======== DATA EXTRACT ========

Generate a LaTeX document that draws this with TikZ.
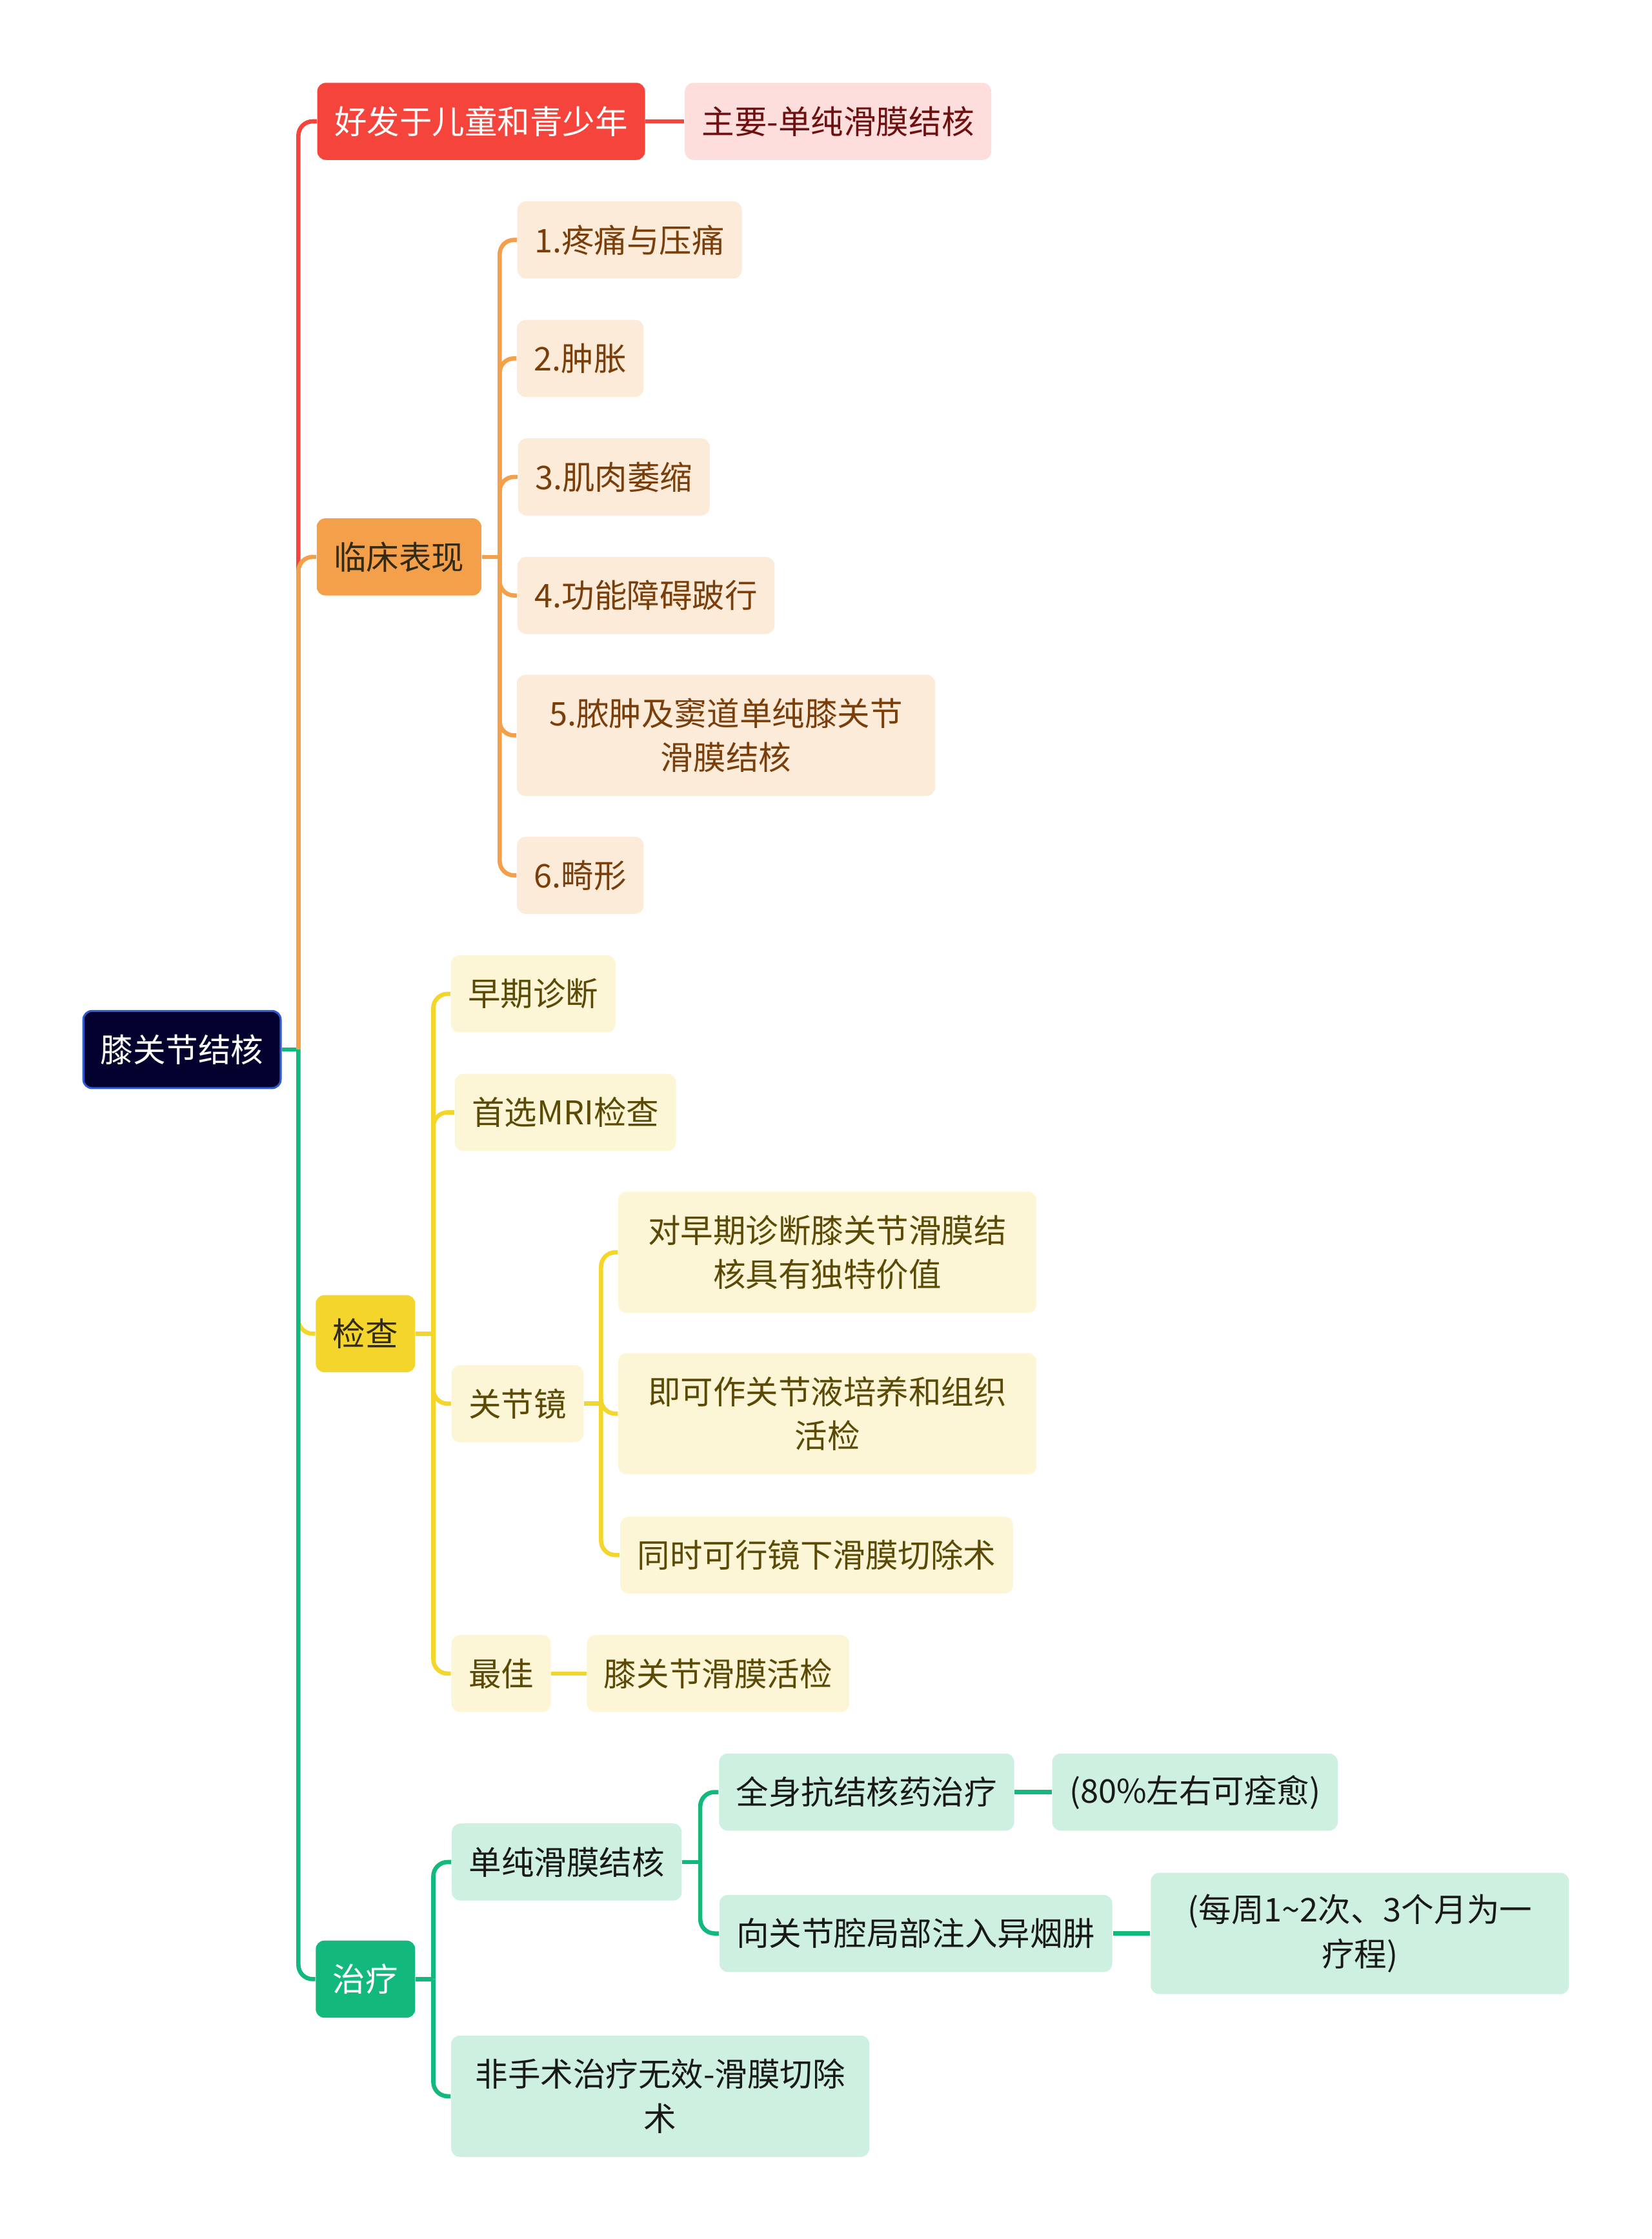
\documentclass[tikz,border=0pt]{standalone}
\usepackage{fontspec}
\setmainfont{Noto Sans CJK SC}
\usepackage{tikz}
\usepackage{xcolor}

\definecolor{rootfill}{HTML}{03022E}
\definecolor{rootedge}{HTML}{2F5BD0}
\definecolor{redc}{HTML}{F5443C}
\definecolor{redsoft}{HTML}{FDDEDC}
\definecolor{redtext}{HTML}{6E1010}
\definecolor{orangec}{HTML}{F4A04B}
\definecolor{orangesoft}{HTML}{FDEBDA}
\definecolor{orangetext}{HTML}{7A3E0A}
\definecolor{yellowc}{HTML}{F3D52B}
\definecolor{yellowsoft}{HTML}{FDF6D6}
\definecolor{yellowtext}{HTML}{5B4A06}
\definecolor{greenc}{HTML}{13B97C}
\definecolor{greensoft}{HTML}{CDF0E1}
\definecolor{darktext}{HTML}{332A14}

\begin{document}
\begin{tikzpicture}[x=0.02cm, y=-0.02cm]
    % Box and link styles
    \tikzset{
        box/.style={rounded corners=0.12cm, inner xsep=0.24cm, inner ysep=0pt,
            minimum height=1.08cm, align=center, font=\fontsize{13}{17.6}\selectfont},
        wide/.style={text width=5.38cm, minimum height=1.7cm},
        rootbox/.style={box, fill=rootfill, draw=rootedge, line width=0.8pt, text=white},
        redmain/.style={box, fill=redc, text=white},
        redsub/.style={box, fill=redsoft, text=redtext},
        orangemain/.style={box, fill=orangec, text=darktext},
        orangesub/.style={box, fill=orangesoft, text=orangetext},
        yellowmain/.style={box, fill=yellowc, text=darktext},
        yellowsub/.style={box, fill=yellowsoft, text=yellowtext},
        greenmain/.style={box, fill=greenc, text=white},
        greensub/.style={box, fill=greensoft, text=black!90},
        link/.style={line width=1.7pt, rounded corners=0.2cm}
    }

    \useasboundingbox (0,0) rectangle (1157,1568);

    % ==========================================
    % ROOT AND MAIN BRANCHES
    % ==========================================
    \node[rootbox] (knee) at (127.5,735) {膝关节结核};
    \node[redmain] (young) at (337,85) {好发于儿童和青少年};
    \node[orangemain] (clinic) at (279.5,390) {临床表现};
    \node[yellowmain] (exam) at (256,934) {检查};
    \node[greenmain] (treat) at (256,1386) {治疗};

    \coordinate (trunk) at (209,735);
    \draw[link, greenc] (knee.east) -- (trunk);
    \draw[link, redc] (trunk) |- (young.west);
    \draw[link, orangec] (trunk) |- (clinic.west);
    \draw[link, yellowc] (trunk) |- (exam.west);
    \draw[link, greenc] (trunk) |- (treat.west);

    % ==========================================
    % RED BRANCH
    % ==========================================
    \node[redsub] (mainly) at (587,85) {主要-单纯滑膜结核};
    \draw[link, redc] (young.east) -- (mainly.west);

    % ==========================================
    % ORANGE BRANCH
    % ==========================================
    \node[orangesub] (pain) at (441,168) {1.疼痛与压痛};
    \node[orangesub] (swell) at (406.5,251) {2.肿胀};
    \node[orangesub] (atrophy) at (430,334) {3.肌肉萎缩};
    \node[orangesub] (limp) at (452.5,417) {4.功能障碍跛行};
    \node[orangesub, wide] (abscess) at (508.5,515) {5.脓肿及窦道单纯膝关节\\滑膜结核};
    \node[orangesub] (deform) at (406.5,613) {6.畸形};

    \coordinate (clinicj) at (350,390);
    \draw[link, orangec] (clinic.east) -- (clinicj);
    \foreach \c in {pain, swell, atrophy, limp, abscess, deform}
        \draw[link, orangec] (clinicj) |- (\c.west);

    % ==========================================
    % YELLOW BRANCH
    % ==========================================
    \node[yellowsub] (early) at (373.5,696) {早期诊断};
    \node[yellowsub] (mri) at (396,779) {首选MRI检查};
    \node[yellowsub] (scope) at (362.5,983) {关节镜};
    \node[yellowsub] (best) at (351,1172) {最佳};

    \coordinate (examj) at (303.5,934);
    \draw[link, yellowc] (exam.east) -- (examj);
    \foreach \c in {early, mri, scope, best}
        \draw[link, yellowc] (examj) |- (\c.west);

    \node[yellowsub, wide] (unique) at (579.5,877) {对早期诊断膝关节滑膜结\\核具有独特价值};
    \node[yellowsub, wide] (culture) at (579.5,990) {即可作关节液培养和组织\\活检};
    \node[yellowsub] (resect) at (572,1089) {同时可行镜下滑膜切除术};

    \coordinate (scopej) at (421,983);
    \draw[link, yellowc] (scope.east) -- (scopej);
    \foreach \c in {unique, culture, resect}
        \draw[link, yellowc] (scopej) |- (\c.west);

    \node[yellowsub] (biopsy) at (503,1172) {膝关节滑膜活检};
    \draw[link, yellowc] (best.east) -- (biopsy.west);

    % ==========================================
    % GREEN BRANCH
    % ==========================================
    \node[greensub] (simple) at (397,1304) {单纯滑膜结核};
    \node[greensub, wide] (surgery) at (462.5,1468) {非手术治疗无效-滑膜切除\\术};

    \coordinate (treatj) at (303.5,1386);
    \draw[link, greenc] (treat.east) -- (treatj);
    \foreach \c in {simple, surgery}
        \draw[link, greenc] (treatj) |- (\c.west);

    \node[greensub] (drug) at (607,1255) {全身抗结核药治疗};
    \node[greensub] (inject) at (641.5,1354) {向关节腔局部注入异烟肼};

    \coordinate (simplej) at (490.5,1304);
    \draw[link, greenc] (simple.east) -- (simplej);
    \foreach \c in {drug, inject}
        \draw[link, greenc] (simplej) |- (\c.west);

    \node[greensub] (cure) at (837,1255) {(80\%左右可痊愈)};
    \node[greensub, wide] (course) at (952.5,1354) {(每周1\textasciitilde 2次、3个月为一\\疗程)};
    \draw[link, greenc] (drug.east) -- (cure.west);
    \draw[link, greenc] (inject.east) -- (course.west);
\end{tikzpicture}
\end{document}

========

▶ JOB
Make an exact copy of the data, leaving its pictures out.

▶ COMPLETED TASK
Generate a LaTeX document that draws this with TikZ.
\documentclass[tikz,border=0pt]{standalone}
\usepackage{fontspec}
\setmainfont{Noto Sans CJK SC}
\usepackage{tikz}
\usepackage{xcolor}

\definecolor{rootfill}{HTML}{03022E}
\definecolor{rootedge}{HTML}{2F5BD0}
\definecolor{redc}{HTML}{F5443C}
\definecolor{redsoft}{HTML}{FDDEDC}
\definecolor{redtext}{HTML}{6E1010}
\definecolor{orangec}{HTML}{F4A04B}
\definecolor{orangesoft}{HTML}{FDEBDA}
\definecolor{orangetext}{HTML}{7A3E0A}
\definecolor{yellowc}{HTML}{F3D52B}
\definecolor{yellowsoft}{HTML}{FDF6D6}
\definecolor{yellowtext}{HTML}{5B4A06}
\definecolor{greenc}{HTML}{13B97C}
\definecolor{greensoft}{HTML}{CDF0E1}
\definecolor{darktext}{HTML}{332A14}

\begin{document}
\begin{tikzpicture}[x=0.02cm, y=-0.02cm]
    % Box and link styles
    \tikzset{
        box/.style={rounded corners=0.12cm, inner xsep=0.24cm, inner ysep=0pt,
            minimum height=1.08cm, align=center, font=\fontsize{13}{17.6}\selectfont},
        wide/.style={text width=5.38cm, minimum height=1.7cm},
        rootbox/.style={box, fill=rootfill, draw=rootedge, line width=0.8pt, text=white},
        redmain/.style={box, fill=redc, text=white},
        redsub/.style={box, fill=redsoft, text=redtext},
        orangemain/.style={box, fill=orangec, text=darktext},
        orangesub/.style={box, fill=orangesoft, text=orangetext},
        yellowmain/.style={box, fill=yellowc, text=darktext},
        yellowsub/.style={box, fill=yellowsoft, text=yellowtext},
        greenmain/.style={box, fill=greenc, text=white},
        greensub/.style={box, fill=greensoft, text=black!90},
        link/.style={line width=1.7pt, rounded corners=0.2cm}
    }

    \useasboundingbox (0,0) rectangle (1157,1568);

    % ==========================================
    % ROOT AND MAIN BRANCHES
    % ==========================================
    \node[rootbox] (knee) at (127.5,735) {膝关节结核};
    \node[redmain] (young) at (337,85) {好发于儿童和青少年};
    \node[orangemain] (clinic) at (279.5,390) {临床表现};
    \node[yellowmain] (exam) at (256,934) {检查};
    \node[greenmain] (treat) at (256,1386) {治疗};

    \coordinate (trunk) at (209,735);
    \draw[link, greenc] (knee.east) -- (trunk);
    \draw[link, redc] (trunk) |- (young.west);
    \draw[link, orangec] (trunk) |- (clinic.west);
    \draw[link, yellowc] (trunk) |- (exam.west);
    \draw[link, greenc] (trunk) |- (treat.west);

    % ==========================================
    % RED BRANCH
    % ==========================================
    \node[redsub] (mainly) at (587,85) {主要-单纯滑膜结核};
    \draw[link, redc] (young.east) -- (mainly.west);

    % ==========================================
    % ORANGE BRANCH
    % ==========================================
    \node[orangesub] (pain) at (441,168) {1.疼痛与压痛};
    \node[orangesub] (swell) at (406.5,251) {2.肿胀};
    \node[orangesub] (atrophy) at (430,334) {3.肌肉萎缩};
    \node[orangesub] (limp) at (452.5,417) {4.功能障碍跛行};
    \node[orangesub, wide] (abscess) at (508.5,515) {5.脓肿及窦道单纯膝关节\\滑膜结核};
    \node[orangesub] (deform) at (406.5,613) {6.畸形};

    \coordinate (clinicj) at (350,390);
    \draw[link, orangec] (clinic.east) -- (clinicj);
    \foreach \c in {pain, swell, atrophy, limp, abscess, deform}
        \draw[link, orangec] (clinicj) |- (\c.west);

    % ==========================================
    % YELLOW BRANCH
    % ==========================================
    \node[yellowsub] (early) at (373.5,696) {早期诊断};
    \node[yellowsub] (mri) at (396,779) {首选MRI检查};
    \node[yellowsub] (scope) at (362.5,983) {关节镜};
    \node[yellowsub] (best) at (351,1172) {最佳};

    \coordinate (examj) at (303.5,934);
    \draw[link, yellowc] (exam.east) -- (examj);
    \foreach \c in {early, mri, scope, best}
        \draw[link, yellowc] (examj) |- (\c.west);

    \node[yellowsub, wide] (unique) at (579.5,877) {对早期诊断膝关节滑膜结\\核具有独特价值};
    \node[yellowsub, wide] (culture) at (579.5,990) {即可作关节液培养和组织\\活检};
    \node[yellowsub] (resect) at (572,1089) {同时可行镜下滑膜切除术};

    \coordinate (scopej) at (421,983);
    \draw[link, yellowc] (scope.east) -- (scopej);
    \foreach \c in {unique, culture, resect}
        \draw[link, yellowc] (scopej) |- (\c.west);

    \node[yellowsub] (biopsy) at (503,1172) {膝关节滑膜活检};
    \draw[link, yellowc] (best.east) -- (biopsy.west);

    % ==========================================
    % GREEN BRANCH
    % ==========================================
    \node[greensub] (simple) at (397,1304) {单纯滑膜结核};
    \node[greensub, wide] (surgery) at (462.5,1468) {非手术治疗无效-滑膜切除\\术};

    \coordinate (treatj) at (303.5,1386);
    \draw[link, greenc] (treat.east) -- (treatj);
    \foreach \c in {simple, surgery}
        \draw[link, greenc] (treatj) |- (\c.west);

    \node[greensub] (drug) at (607,1255) {全身抗结核药治疗};
    \node[greensub] (inject) at (641.5,1354) {向关节腔局部注入异烟肼};

    \coordinate (simplej) at (490.5,1304);
    \draw[link, greenc] (simple.east) -- (simplej);
    \foreach \c in {drug, inject}
        \draw[link, greenc] (simplej) |- (\c.west);

    \node[greensub] (cure) at (837,1255) {(80\%左右可痊愈)};
    \node[greensub, wide] (course) at (952.5,1354) {(每周1\textasciitilde 2次、3个月为一\\疗程)};
    \draw[link, greenc] (drug.east) -- (cure.west);
    \draw[link, greenc] (inject.east) -- (course.west);
\end{tikzpicture}
\end{document}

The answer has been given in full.